- Work required:
Give back exactly the lines from the one with "Write a web" through the one with "eta/s against G/p", inclusive, without the images.

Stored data
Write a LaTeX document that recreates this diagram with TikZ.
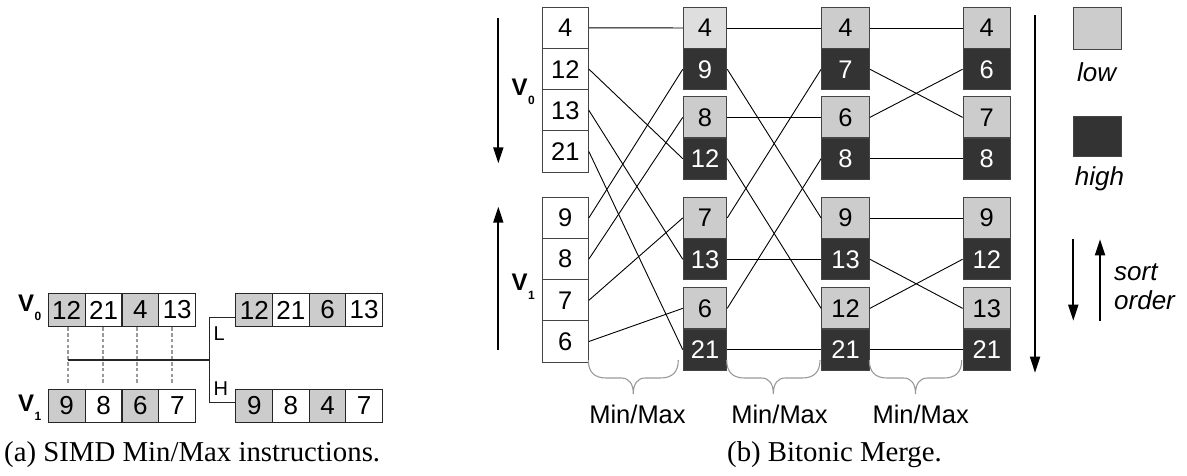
\documentclass[tikz,border=0pt]{standalone}
\usepackage{fontspec}
\setmainfont{Liberation Serif}
\setsansfont{Liberation Sans}
\usetikzlibrary{arrows.meta}

\definecolor{lowfill}{HTML}{CCCCCC}
\definecolor{lowpale}{HTML}{DEDEDE}
\definecolor{highfill}{HTML}{333333}
\definecolor{edge}{HTML}{444444}
\definecolor{guide}{HTML}{999999}

% bold sans V with a small lowered index
\newcommand{\vecname}[1]{{\sffamily\bfseries\fontsize{24}{24}\selectfont V\kern0.5pt\raisebox{-9pt}{\fontsize{12}{12}\selectfont #1}}}

\tikzset{
  numfont/.style={font=\sffamily\fontsize{25.5}{26}\selectfont},
  acell/.style={font=\sffamily\fontsize{26}{26}\selectfont, draw=black!85, line width=1.1pt,
                minimum width=36.8pt, minimum height=33.4pt, inner sep=0pt, fill=white},
  incell/.style={numfont, draw=edge, line width=1.1pt, fill=white,
                 minimum width=46pt, minimum height=41.2pt, inner sep=0pt},
  basecell/.style={numfont, draw=edge, line width=1.1pt,
                   minimum height=41.3pt, inner sep=0pt},
  lowcell/.style={basecell, fill=lowfill, text=black},
  palecell/.style={basecell, fill=lowpale, text=black},
  highcell/.style={basecell, fill=highfill, text=white},
  wire/.style={draw=black, line width=0.9pt},
  awire/.style={draw=black!85, line width=1.1pt},
  dashline/.style={draw=guide, line width=1.7pt, dash pattern=on 3.5pt off 2.3pt},
  brc/.style={draw=guide, line width=1.1pt},
  bigarrow/.style={draw=black, line width=1.8pt, -{Triangle[length=16pt,width=10pt]}},
  label/.style={font=\sffamily\fontsize{25.5}{26}\selectfont, inner sep=0pt},
  itlabel/.style={font=\sffamily\itshape\fontsize{26}{26}\selectfont, inner sep=0pt},
  lhlabel/.style={font=\sffamily\fontsize{20}{20}\selectfont, inner sep=0pt},
  caption/.style={font=\rmfamily\fontsize{28.8}{30}\selectfont, inner sep=0pt},
  legbox/.style={draw=edge, line width=1.1pt, minimum width=48.4pt, inner sep=0pt},
}

\begin{document}
\begin{tikzpicture}[x=1pt,y=-1pt]
\useasboundingbox (0,0) rectangle (1187,475);

% ---------------- (a) SIMD min/max ----------------
\foreach \v/\x/\f [count=\i from 0] in {12/66.7/lowfill,21/103.55/white,4/140.4/lowfill,13/177.25/white}
  \node[acell, fill=\f] (al\i) at (\x,310) {\v};
\foreach \v/\x/\f [count=\i from 0] in {9/66.7/lowfill,8/103.55/white,6/140.4/lowfill,7/177.25/white}
  \node[acell, fill=\f] (bl\i) at (\x,405.8) {\v};
\foreach \v/\x/\f [count=\i from 0] in {12/254.3/lowfill,21/290.9/white,6/327.5/lowfill,13/364.1/white}
  \node[acell, fill=\f] (ar\i) at (\x,310) {\v};
\foreach \v/\x/\f [count=\i from 0] in {9/254.3/lowfill,8/290.9/white,4/327.5/lowfill,7/364.1/white}
  \node[acell, fill=\f] (br\i) at (\x,405.8) {\v};

\node[anchor=base west, inner sep=0pt] (va0) at (18,311.7) {\vecname{0}};
\node[anchor=base west, inner sep=0pt] (va1) at (18,411.7) {\vecname{1}};

% lane pairs feeding the comparator
\foreach \i/\s in {0/1.6,1/-0.85,2/-3.1,3/-5.55}
  \draw[dashline, shorten >=4pt] ([xshift=\s pt]al\i.south) -- ([xshift=\s pt]bl\i.north);

\coordinate (hstart) at (68.3,360);
\coordinate (hjoin) at (209.3,360);
\coordinate (jtop) at (209.3,317.3);
\coordinate (jbot) at (209.3,402.3);
\draw[awire] (hstart) -- (hjoin);
\draw[awire] (jtop -| ar0.west) -- (jtop) -- (jbot) -- (jbot -| br0.west);
\node[lhlabel, anchor=base west] (lowtag) at (213.5,340) {L};
\node[lhlabel, anchor=base west] (hightag) at (213.5,395.7) {H};

\node[caption, anchor=base west] (capa) at (4,461.5) {(a) SIMD Min/Max instructions.};

% ---------------- (b) bitonic merge ----------------
\foreach \v/\y [count=\i from 0] in {4/27.9,12/69.1,13/110.3,21/151.5,9/217.9,8/259.1,7/300.3,6/341.5}
  \node[incell] (c1r\i) at (565.3,\y) {\v};

\foreach \v/\y/\s [count=\i from 0] in {4/27.95/palecell,9/69.25/highcell,8/117.35/lowcell,12/158.65/highcell,
                                        7/217.95/lowcell,13/259.25/highcell,6/308.35/lowcell,21/349.65/highcell}
  \node[\s, minimum width=43.4pt] (c2r\i) at (705,\y) {\v};

\foreach \v/\y/\s [count=\i from 0] in {4/27.95/lowcell,7/69.25/highcell,6/117.35/lowcell,8/158.65/highcell,
                                        9/217.95/lowcell,13/259.25/highcell,12/308.35/lowcell,21/349.65/highcell}
  \node[\s, minimum width=47.7pt] (c3r\i) at (845.5,\y) {\v};

\foreach \v/\y/\s [count=\i from 0] in {4/27.95/lowcell,6/69.25/highcell,7/117.35/lowcell,8/158.65/highcell,
                                        9/217.95/lowcell,12/259.25/highcell,13/308.35/lowcell,21/349.65/highcell}
  \node[\s, minimum width=47.3pt] (c4r\i) at (986.8,\y) {\v};

% comparator wiring between stages
\foreach \a/\b in {0/0,1/3,2/5,3/7,4/1,5/2,6/4,7/6}
  \draw[wire] (c1r\a.east) -- (c2r\b.west);
\foreach \a/\b in {0/0,1/4,2/2,3/6,4/1,5/5,6/3,7/7}
  \draw[wire] (c2r\a.east) -- (c3r\b.west);
\foreach \a/\b in {0/0,1/2,2/1,3/3,4/4,5/6,6/5,7/7}
  \draw[wire] (c3r\a.east) -- (c4r\b.west);

% braces under each stage
\foreach \xa/\xb in {588.3/678.3,726.7/820,869.3/961.7}{
  \pgfmathsetmacro{\xm}{(\xa+\xb)/2}
  \draw[brc] (\xa,360) .. controls (\xa,372) and ({\xa+6},378) .. ({\xa+18},378)
    -- ({\xm-12},378) .. controls ({\xm-4},378) and (\xm,384) .. (\xm,394)
    .. controls (\xm,384) and ({\xm+4},378) .. ({\xm+12},378)
    -- ({\xb-18},378) .. controls ({\xb-6},378) and (\xb,372) .. (\xb,360);
}
\node[label, anchor=base] (mm1) at (637.5,423.3) {Min/Max};
\node[label, anchor=base] (mm2) at (779.5,423.3) {Min/Max};
\node[label, anchor=base] (mm3) at (920.7,423.3) {Min/Max};

% input vectors and their directions
\coordinate (v0a) at (498.3,18.3);
\coordinate (v0b) at (498.3,163.3);
\coordinate (v1a) at (498.3,350);
\coordinate (v1b) at (498.3,206.7);
\draw[bigarrow] (v0a) -- (v0b);
\draw[bigarrow] (v1a) -- (v1b);
\node[anchor=base west, inner sep=0pt] (vb0) at (511.5,95) {\vecname{0}};
\node[anchor=base west, inner sep=0pt] (vb1) at (511.5,290) {\vecname{1}};

% overall output direction
\coordinate (outa) at (1035,15);
\coordinate (outb) at (1035,372.7);
\draw[bigarrow] (outa) -- (outb);

% legend
\node[legbox, fill=lowfill, minimum height=42pt] (leglow) at (1097.5,28.3) {};
\node[itlabel, anchor=base] (leglowtxt) at (1096.7,81) {low};
\node[legbox, fill=highfill, minimum height=40.7pt] (leghigh) at (1097.5,136.4) {};
\node[itlabel, anchor=base] (leghightxt) at (1099.5,185) {high};

\coordinate (sda) at (1073.3,239.3);
\coordinate (sdb) at (1073.3,320.7);
\coordinate (sua) at (1100,320.7);
\coordinate (sub) at (1100,239.3);
\draw[bigarrow] (sda) -- (sdb);
\draw[bigarrow] (sua) -- (sub);
\node[itlabel, anchor=base west] (sorttxt) at (1114,280) {sort};
\node[itlabel, anchor=base west] (ordertxt) at (1114,309) {order};

\node[caption, anchor=base west] (capb) at (727,461) {(b) Bitonic Merge.};
\end{tikzpicture}
\end{document}
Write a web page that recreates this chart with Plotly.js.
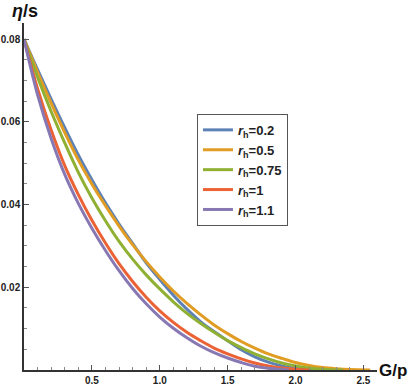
<!DOCTYPE html>
<html>
<head>
<meta charset="utf-8">
<script src="https://cdn.plot.ly/plotly-3.0.1.min.js"></script>
<style>
  body { margin: 0; background: #fff; }
  #plot { width: 409px; height: 387px; }
</style>
</head>
<body>
<div id="plot"></div>
<script>
// values, eta/s against G/p

let gp02 = [0, 0.1, 0.2, 0.3, 0.4, 0.5, 0.6, 0.7, 0.8, 0.9, 1.0, 1.1, 1.2, 1.3, 1.4, 1.5, 1.6, 1.7, 1.8, 1.9, 2.0, 2.1, 2.2];
let eta02 = [0.080, 0.0726, 0.0655, 0.0586, 0.0520, 0.0460, 0.0404, 0.0353, 0.0306, 0.0259, 0.0219, 0.0181, 0.0147, 0.0117, 0.0093, 0.0071, 0.0049, 0.0032, 0.0019, 0.0010, 0.0004, 0.0001, 0];

let gp05 = [0, 0.1, 0.2, 0.3, 0.4, 0.5, 0.6, 0.7, 0.8, 0.9, 1.0, 1.1, 1.2, 1.3, 1.4, 1.5, 1.6, 1.7, 1.8, 1.9, 2.0, 2.1, 2.2, 2.3, 2.4, 2.55];
let eta05 = [0.080, 0.0720, 0.0645, 0.0574, 0.0508, 0.0450, 0.0397, 0.0348, 0.0303, 0.0262, 0.0225, 0.0191, 0.0161, 0.0134, 0.0109, 0.0088, 0.0069, 0.0053, 0.0039, 0.0028, 0.0018, 0.0011, 0.0006, 0.0003, 0.0001, 0];

let gp075 = [0, 0.1, 0.2, 0.3, 0.4, 0.5, 0.6, 0.7, 0.8, 0.9, 1.0, 1.1, 1.2, 1.3, 1.4, 1.5, 1.6, 1.7, 1.8, 1.9, 2.0, 2.1, 2.2, 2.35];
let eta075 = [0.080, 0.0708, 0.0625, 0.0549, 0.0478, 0.0416, 0.0361, 0.0311, 0.0268, 0.0230, 0.0196, 0.0165, 0.0137, 0.0113, 0.0091, 0.0071, 0.0054, 0.0039, 0.0027, 0.0017, 0.0010, 0.0005, 0.0002, 0];

let gp1 = [0, 0.1, 0.2, 0.3, 0.4, 0.5, 0.6, 0.7, 0.8, 0.9, 1.0, 1.1, 1.2, 1.3, 1.4, 1.5, 1.6, 1.7, 1.8, 1.9, 2.0, 2.1];
let eta1 = [0.080, 0.0680, 0.0580, 0.0494, 0.0424, 0.0362, 0.0307, 0.0257, 0.0214, 0.0176, 0.0143, 0.0115, 0.0091, 0.0071, 0.0053, 0.0039, 0.0027, 0.0017, 0.0010, 0.0005, 0.0002, 0];

let gp11 = [0, 0.1, 0.2, 0.3, 0.4, 0.5, 0.6, 0.7, 0.8, 0.9, 1.0, 1.1, 1.2, 1.3, 1.4, 1.5, 1.6, 1.7, 1.8, 1.9, 1.95];
let eta11 = [0.080, 0.0665, 0.0560, 0.0473, 0.0403, 0.0343, 0.0289, 0.0240, 0.0197, 0.0160, 0.0128, 0.0101, 0.0078, 0.0058, 0.0042, 0.0029, 0.0018, 0.0009, 0.0004, 0.0001, 0];

let names = ['0.2', '0.5', '0.75', '1', '1.1'];
let colors = ['#5E81B5', '#E19C24', '#8FB032', '#EB6235', '#8778B3'];

let xs = [gp02, gp05, gp075, gp1, gp11];
let ys = [eta02, eta05, eta075, eta1, eta11];

var data = [];
for (let i = 0; i < names.length; i++) {
    data.push({
        x: xs[i],
        y: ys[i],
        type: 'scatter',
        mode: 'lines',
        line: {color: colors[i], width: 3, shape: 'spline', smoothing: 1},
        name: '<b><i>r</i><sub>h</sub>=' + names[i] + '</b>'
    });
}

var tickFont = {family: 'Liberation Sans, Arial, sans-serif', size: 10, color: '#222'};

var layout = {
    width: 409,
    height: 387,
    margin: {l: 24, r: 32, t: 23, b: 17},
    paper_bgcolor: '#fff',
    plot_bgcolor: '#fff',
    showlegend: true,
    legend: {
        x: 0.49, y: 0.738, xanchor: 'left', yanchor: 'top',
        bordercolor: '#555', borderwidth: 1, bgcolor: '#fff',
        font: {family: 'Liberation Sans, Arial, sans-serif', size: 13, color: '#222'},
        tracegroupgap: 0
    },
    xaxis: {
        range: [0, 2.6],
        showgrid: false, zeroline: false,
        showline: true, linecolor: '#333', linewidth: 1.5,
        ticks: 'inside', ticklen: 5, tickcolor: '#555',
        tickvals: [0.5, 1, 1.5, 2, 2.5],
        ticktext: ['<b>0.5</b>', '<b>1.0</b>', '<b>1.5</b>', '<b>2.0</b>', '<b>2.5</b>'],
        tickfont: tickFont,
        minor: {ticks: 'inside', ticklen: 3, dtick: 0.1, tick0: 0, tickcolor: '#888'}
    },
    yaxis: {
        range: [0, 0.0839],
        showgrid: false, zeroline: false,
        showline: true, linecolor: '#333', linewidth: 1.5,
        ticks: 'inside', ticklen: 5, tickcolor: '#555',
        tickvals: [0.02, 0.04, 0.06, 0.08],
        ticktext: ['<b>0.02</b>', '<b>0.04</b>', '<b>0.06</b>', '<b>0.08</b>'],
        tickfont: tickFont,
        minor: {ticks: 'inside', ticklen: 3, dtick: 0.005, tick0: 0, tickcolor: '#888'}
    },
    annotations: [
        {
            text: '<b><i>η</i>/s</b>', xref: 'paper', yref: 'paper',
            x: -0.04, y: 1.0, xanchor: 'left', yanchor: 'bottom', showarrow: false,
            font: {family: 'Liberation Sans, Arial, sans-serif', size: 18, color: '#111'}
        },
        {
            text: '<b>G/p</b>', xref: 'paper', yref: 'paper',
            x: 1.0, y: 0, xanchor: 'left', yanchor: 'middle', showarrow: false,
            font: {family: 'Liberation Sans, Arial, sans-serif', size: 17, color: '#111'}
        }
    ]
};

Plotly.newPlot('plot', data, layout, {displayModeBar: false});
</script>
</body>
</html>
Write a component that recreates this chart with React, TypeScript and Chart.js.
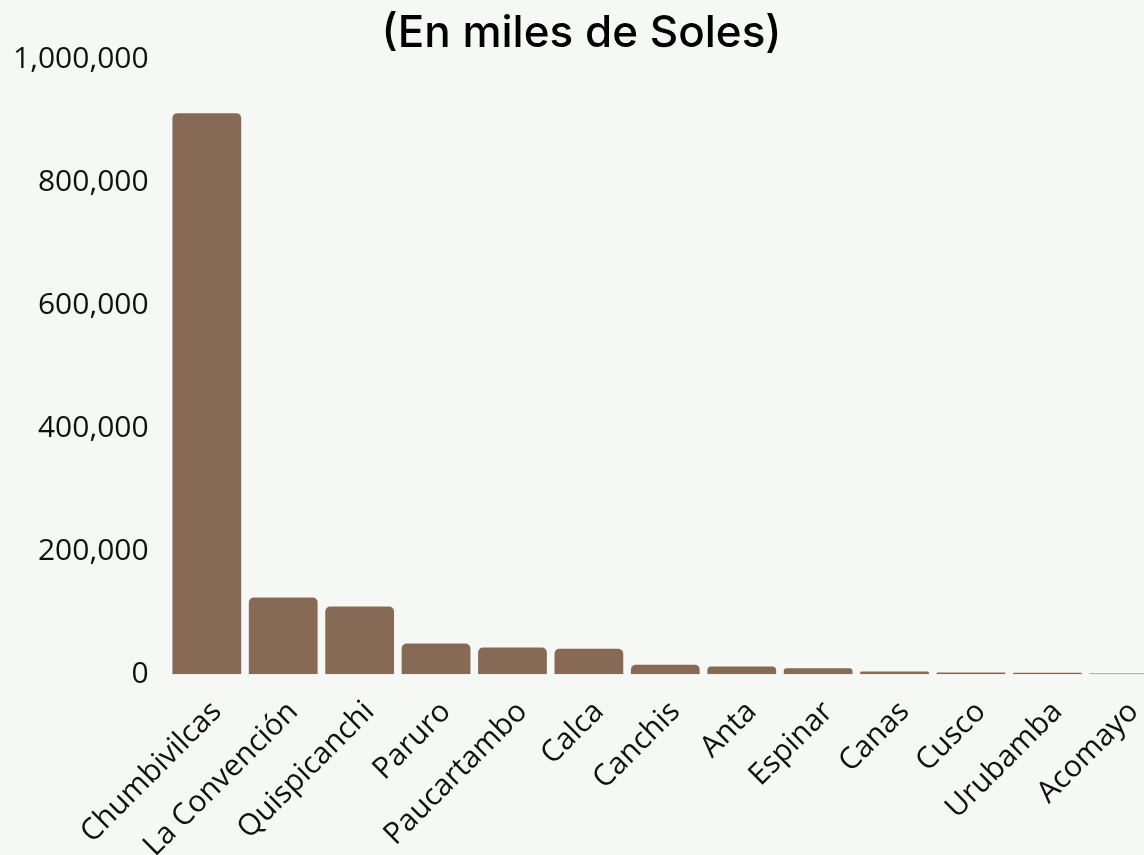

- Task result:
Write a web page that recreates this chart with Plotly.js.
<!DOCTYPE html>
<html>
<head>
<meta charset="utf-8">
<script src="https://cdn.plot.ly/plotly-3.0.1.min.js"></script>
<style>
  body { margin: 0; background: #fff; }
  #plot { width: 409px; height: 387px; }
</style>
</head>
<body>
<div id="plot"></div>
<script>
// values, eta/s against G/p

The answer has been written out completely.